One of the best things of this job is the interesting people you meet. I do not mean to say that I didn’t know interesting people before; but they were not the head of a church, a worldwide known singers, actors, leading figures in the fight against poverty or Nobel prize winners. And here, you don’t only see them, it is also possible to interview them. It is quite difficult to express by writing the luxury it is for a journalist to have such an easy access to people like that, almost on a daily basis. It is enough to take a look at our website to understand what I mean.

But there are people that mean something to us personally, that can touch us with their story and whom we really want to take the opportunity of talking to: it can be now or never. I am sure each one of us has at least a name to say, someone they would really like to ask about an experience, an opinion, a fact. In my case one of those big names is Ingrid Betancourt.

Even before she was freed, I found her story fascinating. Not knowing very much the details, she had “the essentials”: compromised, touching, brave, she had become a symbol. The Parliament had many times asked for her release, she had even been nominated for the Sakharov prize. And there is a poster in front of the door of my office asking for “libertad para todos”, freedom for all, with a photo of a much youger looking Ingrid.

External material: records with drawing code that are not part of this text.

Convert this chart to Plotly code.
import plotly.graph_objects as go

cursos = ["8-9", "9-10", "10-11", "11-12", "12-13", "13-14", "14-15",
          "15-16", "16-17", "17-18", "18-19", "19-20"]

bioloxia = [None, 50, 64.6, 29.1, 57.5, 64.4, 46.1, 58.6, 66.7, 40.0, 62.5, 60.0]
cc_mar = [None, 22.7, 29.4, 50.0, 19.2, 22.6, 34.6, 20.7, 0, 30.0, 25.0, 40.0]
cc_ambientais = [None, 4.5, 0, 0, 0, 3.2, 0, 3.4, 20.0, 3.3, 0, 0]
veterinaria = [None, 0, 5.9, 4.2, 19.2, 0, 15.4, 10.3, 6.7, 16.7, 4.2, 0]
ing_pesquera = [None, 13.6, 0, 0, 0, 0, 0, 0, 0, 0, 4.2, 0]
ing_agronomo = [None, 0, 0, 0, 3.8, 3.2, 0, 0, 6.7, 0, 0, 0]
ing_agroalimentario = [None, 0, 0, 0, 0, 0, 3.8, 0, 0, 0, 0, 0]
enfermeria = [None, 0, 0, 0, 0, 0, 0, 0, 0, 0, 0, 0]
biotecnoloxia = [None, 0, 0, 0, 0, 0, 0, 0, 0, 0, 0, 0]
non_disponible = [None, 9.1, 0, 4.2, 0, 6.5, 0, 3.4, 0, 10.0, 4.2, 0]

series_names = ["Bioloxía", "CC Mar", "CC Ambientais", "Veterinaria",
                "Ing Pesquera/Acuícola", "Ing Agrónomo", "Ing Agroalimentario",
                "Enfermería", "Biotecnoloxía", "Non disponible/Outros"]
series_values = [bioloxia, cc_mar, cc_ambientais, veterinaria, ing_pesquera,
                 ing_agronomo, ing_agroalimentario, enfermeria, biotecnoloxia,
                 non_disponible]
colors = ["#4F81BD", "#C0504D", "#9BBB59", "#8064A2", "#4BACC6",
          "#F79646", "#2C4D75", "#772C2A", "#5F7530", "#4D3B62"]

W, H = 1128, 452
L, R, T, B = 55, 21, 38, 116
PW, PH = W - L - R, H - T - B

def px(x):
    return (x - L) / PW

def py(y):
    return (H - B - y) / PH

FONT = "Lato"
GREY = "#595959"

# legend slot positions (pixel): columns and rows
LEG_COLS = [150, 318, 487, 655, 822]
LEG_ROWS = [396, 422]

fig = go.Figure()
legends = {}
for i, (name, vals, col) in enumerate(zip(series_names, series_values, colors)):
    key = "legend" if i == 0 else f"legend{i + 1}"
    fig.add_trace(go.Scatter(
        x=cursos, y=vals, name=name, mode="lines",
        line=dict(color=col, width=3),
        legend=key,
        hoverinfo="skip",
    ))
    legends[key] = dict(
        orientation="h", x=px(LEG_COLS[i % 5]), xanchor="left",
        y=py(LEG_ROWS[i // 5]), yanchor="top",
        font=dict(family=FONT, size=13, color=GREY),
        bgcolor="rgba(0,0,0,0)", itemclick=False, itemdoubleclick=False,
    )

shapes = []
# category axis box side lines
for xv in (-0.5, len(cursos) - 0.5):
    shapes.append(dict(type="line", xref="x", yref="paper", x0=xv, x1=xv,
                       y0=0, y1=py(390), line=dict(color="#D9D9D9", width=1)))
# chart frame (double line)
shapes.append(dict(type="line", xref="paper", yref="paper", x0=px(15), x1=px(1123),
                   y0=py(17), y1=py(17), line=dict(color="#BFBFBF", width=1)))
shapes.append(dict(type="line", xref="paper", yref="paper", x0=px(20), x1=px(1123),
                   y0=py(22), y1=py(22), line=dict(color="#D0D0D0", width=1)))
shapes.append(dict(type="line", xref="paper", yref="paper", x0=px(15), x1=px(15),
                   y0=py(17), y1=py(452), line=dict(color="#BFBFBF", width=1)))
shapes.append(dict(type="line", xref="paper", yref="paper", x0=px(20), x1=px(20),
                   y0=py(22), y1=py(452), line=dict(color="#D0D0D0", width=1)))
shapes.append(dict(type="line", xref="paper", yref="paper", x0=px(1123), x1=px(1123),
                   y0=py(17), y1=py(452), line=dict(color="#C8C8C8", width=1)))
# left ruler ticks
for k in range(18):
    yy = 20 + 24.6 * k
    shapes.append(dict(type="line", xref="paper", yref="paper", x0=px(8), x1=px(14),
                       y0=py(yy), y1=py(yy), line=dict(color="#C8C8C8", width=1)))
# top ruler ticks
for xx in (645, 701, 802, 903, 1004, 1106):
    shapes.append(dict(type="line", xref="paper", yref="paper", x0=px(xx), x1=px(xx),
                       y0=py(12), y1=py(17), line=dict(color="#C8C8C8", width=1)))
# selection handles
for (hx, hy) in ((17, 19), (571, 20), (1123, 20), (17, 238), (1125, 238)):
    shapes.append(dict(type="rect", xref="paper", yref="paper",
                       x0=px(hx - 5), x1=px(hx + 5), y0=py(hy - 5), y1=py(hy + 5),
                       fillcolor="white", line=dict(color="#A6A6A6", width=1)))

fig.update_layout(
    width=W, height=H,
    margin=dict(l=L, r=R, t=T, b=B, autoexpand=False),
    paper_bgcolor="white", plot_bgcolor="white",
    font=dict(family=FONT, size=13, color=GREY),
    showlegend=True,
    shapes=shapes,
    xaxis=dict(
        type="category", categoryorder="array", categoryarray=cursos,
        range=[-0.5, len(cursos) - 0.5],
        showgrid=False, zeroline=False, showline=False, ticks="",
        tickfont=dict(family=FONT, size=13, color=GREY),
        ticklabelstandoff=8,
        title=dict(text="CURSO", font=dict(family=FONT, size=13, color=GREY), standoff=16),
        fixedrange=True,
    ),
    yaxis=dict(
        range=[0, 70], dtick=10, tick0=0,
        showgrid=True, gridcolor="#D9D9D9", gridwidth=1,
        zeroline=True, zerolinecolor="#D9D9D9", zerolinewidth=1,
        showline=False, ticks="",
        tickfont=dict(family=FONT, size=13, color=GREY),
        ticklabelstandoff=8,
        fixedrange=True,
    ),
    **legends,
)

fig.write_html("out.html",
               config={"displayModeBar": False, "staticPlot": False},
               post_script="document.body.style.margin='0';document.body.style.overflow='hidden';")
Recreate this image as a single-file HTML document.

When she was released, my journalistic instinct made me jump from the sofa and run to write the news. It was difficult to convince myself of the fact that the news rythm in the EP is a different one: I am not longer at a news agency! But that instinct made me stay awake until very late, when I finally saw her getting out of the helicopter. It was true, she was free.

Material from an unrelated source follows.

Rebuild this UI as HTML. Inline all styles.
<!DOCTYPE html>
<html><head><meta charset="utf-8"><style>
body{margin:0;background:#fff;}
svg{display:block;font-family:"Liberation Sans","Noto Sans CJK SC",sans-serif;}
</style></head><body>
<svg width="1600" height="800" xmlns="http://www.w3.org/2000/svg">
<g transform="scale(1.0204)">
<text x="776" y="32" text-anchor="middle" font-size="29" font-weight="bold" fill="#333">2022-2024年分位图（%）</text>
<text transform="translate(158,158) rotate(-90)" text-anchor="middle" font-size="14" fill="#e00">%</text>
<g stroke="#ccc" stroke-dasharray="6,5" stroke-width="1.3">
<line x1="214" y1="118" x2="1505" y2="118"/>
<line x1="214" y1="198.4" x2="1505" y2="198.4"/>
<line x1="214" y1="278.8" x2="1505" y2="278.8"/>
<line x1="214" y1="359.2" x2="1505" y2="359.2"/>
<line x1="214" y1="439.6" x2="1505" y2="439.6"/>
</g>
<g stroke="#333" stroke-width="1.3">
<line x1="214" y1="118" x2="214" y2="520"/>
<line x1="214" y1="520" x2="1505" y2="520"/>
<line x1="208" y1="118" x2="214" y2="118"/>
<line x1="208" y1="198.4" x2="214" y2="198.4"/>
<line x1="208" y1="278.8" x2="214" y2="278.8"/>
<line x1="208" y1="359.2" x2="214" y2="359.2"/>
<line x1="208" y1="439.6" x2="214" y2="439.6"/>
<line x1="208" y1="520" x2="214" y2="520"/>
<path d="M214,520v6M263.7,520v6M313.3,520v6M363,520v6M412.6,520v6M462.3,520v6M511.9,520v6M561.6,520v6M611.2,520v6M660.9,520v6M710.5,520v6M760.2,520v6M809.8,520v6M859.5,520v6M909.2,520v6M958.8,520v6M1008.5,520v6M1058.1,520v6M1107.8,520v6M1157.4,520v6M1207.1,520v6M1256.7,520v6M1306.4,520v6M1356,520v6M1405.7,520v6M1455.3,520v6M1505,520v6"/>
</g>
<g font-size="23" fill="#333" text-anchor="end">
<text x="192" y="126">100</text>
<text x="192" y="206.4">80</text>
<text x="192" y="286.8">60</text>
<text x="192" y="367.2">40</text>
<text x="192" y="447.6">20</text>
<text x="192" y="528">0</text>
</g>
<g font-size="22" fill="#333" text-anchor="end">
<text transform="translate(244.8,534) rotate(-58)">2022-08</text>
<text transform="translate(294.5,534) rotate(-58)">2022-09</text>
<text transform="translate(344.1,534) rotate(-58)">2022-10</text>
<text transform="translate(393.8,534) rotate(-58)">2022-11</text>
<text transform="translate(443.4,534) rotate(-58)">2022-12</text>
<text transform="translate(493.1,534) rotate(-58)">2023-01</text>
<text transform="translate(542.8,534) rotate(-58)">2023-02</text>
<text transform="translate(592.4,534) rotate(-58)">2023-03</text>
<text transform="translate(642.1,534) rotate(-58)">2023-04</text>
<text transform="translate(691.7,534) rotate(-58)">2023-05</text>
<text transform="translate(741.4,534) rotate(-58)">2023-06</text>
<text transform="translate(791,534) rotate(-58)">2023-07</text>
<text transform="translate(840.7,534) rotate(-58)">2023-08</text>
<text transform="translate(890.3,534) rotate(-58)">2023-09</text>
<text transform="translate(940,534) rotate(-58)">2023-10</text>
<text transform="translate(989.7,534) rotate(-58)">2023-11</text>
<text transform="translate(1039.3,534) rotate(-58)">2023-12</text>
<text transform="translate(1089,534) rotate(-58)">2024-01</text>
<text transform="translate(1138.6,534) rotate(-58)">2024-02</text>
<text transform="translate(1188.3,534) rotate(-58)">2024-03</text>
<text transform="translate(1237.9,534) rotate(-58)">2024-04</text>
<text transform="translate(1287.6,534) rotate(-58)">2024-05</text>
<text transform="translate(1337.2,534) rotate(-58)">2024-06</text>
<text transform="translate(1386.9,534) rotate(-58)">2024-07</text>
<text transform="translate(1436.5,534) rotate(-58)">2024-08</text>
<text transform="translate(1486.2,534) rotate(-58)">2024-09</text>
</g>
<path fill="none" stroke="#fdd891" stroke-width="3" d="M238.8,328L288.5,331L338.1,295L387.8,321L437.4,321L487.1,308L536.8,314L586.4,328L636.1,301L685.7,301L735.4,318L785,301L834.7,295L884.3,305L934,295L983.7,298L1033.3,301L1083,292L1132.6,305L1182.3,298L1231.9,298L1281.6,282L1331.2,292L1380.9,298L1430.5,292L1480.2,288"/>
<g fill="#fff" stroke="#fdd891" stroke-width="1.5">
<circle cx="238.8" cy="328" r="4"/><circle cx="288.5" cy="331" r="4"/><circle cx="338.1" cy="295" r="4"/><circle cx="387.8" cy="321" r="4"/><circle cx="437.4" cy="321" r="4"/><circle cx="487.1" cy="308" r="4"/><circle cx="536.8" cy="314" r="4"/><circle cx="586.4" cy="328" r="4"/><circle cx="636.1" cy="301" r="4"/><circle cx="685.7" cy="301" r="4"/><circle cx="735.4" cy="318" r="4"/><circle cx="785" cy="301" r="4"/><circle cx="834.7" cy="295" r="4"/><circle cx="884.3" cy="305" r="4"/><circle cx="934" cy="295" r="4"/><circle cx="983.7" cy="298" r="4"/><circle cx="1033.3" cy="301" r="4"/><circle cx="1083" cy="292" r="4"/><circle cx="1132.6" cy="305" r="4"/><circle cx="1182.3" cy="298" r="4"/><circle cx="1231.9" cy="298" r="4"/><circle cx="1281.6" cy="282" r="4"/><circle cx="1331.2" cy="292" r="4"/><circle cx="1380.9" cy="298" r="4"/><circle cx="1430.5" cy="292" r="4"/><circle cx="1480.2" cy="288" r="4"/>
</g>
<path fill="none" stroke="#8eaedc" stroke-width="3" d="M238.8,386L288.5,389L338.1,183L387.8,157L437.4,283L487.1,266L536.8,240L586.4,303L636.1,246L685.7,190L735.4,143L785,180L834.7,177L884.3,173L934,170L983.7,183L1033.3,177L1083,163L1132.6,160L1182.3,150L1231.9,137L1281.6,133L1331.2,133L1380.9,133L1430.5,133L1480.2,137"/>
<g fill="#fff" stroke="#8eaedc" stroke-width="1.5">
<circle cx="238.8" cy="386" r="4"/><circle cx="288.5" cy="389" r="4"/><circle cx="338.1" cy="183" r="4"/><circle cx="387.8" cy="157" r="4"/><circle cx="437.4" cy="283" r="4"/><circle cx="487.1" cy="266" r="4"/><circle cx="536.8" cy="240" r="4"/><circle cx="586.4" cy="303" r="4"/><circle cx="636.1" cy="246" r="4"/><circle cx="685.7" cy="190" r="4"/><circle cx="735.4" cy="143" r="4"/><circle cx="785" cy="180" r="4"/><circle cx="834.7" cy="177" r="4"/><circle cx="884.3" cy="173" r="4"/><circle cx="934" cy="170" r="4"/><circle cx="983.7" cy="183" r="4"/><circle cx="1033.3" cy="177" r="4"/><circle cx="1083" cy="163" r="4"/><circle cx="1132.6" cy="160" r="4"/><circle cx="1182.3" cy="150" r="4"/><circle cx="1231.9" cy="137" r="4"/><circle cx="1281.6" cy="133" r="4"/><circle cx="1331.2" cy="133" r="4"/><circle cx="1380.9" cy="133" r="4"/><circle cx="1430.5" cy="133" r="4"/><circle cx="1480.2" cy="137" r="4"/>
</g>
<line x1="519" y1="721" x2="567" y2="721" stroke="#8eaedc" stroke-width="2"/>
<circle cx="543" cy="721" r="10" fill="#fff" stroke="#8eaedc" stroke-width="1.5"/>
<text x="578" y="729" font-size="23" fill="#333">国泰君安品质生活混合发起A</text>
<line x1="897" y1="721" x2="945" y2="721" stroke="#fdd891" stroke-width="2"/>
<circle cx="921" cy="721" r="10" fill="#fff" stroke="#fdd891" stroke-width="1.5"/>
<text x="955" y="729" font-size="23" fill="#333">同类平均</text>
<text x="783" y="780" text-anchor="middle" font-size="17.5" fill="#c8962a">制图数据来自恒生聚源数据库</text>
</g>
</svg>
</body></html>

The day after, the President of the Parliament, Hans-Gert Pöttering, invited her to come to the Chamber. She was the “most wanted” guest of the moment, but I knew the European Parliament was different, it had a meaning to her, as she would explain months later during her speech in the plenary chamber in Brussels. So I though the opportunity was there, I could interview Ingrid Betancourt. But then she came to the Parliament for two days and… I just saw her from the distance.

We wanted to do an interview together with EuroparlTV, it seemed like the perfect plan, but I did not think of what finally happened: she refused to do any interview, after having already fixed an appointment, saying that she was very tired. My first thought was that I could not understand. She had said she was tired, but speaking for five minutes sitting comfortably on a sofa wouldn’t be that tiring, would it? I looked for all sorts of ways of convincing myself that I would get it in the end. Finally a red light turned on in my head: maybe I had idealised her, maybe I had built an image of her that did not match with the idea of her refusing to attend any interview. Just a press conference. I thought all that until I saw her speaking in front of the plenary in the most moving speech I had seen since I work here.

Now I know: it is not sitting or standing, it is not lights or flashes. She is mentally and emotionally tired. I wish I could have written that interview, but I wish even more that she will have the opportunity of resting. In the Chamber she said she will not, until the ones who are still in the jungle are freed… I hope we will all see it. Maybe then I will have my interview and I will tell her about this post.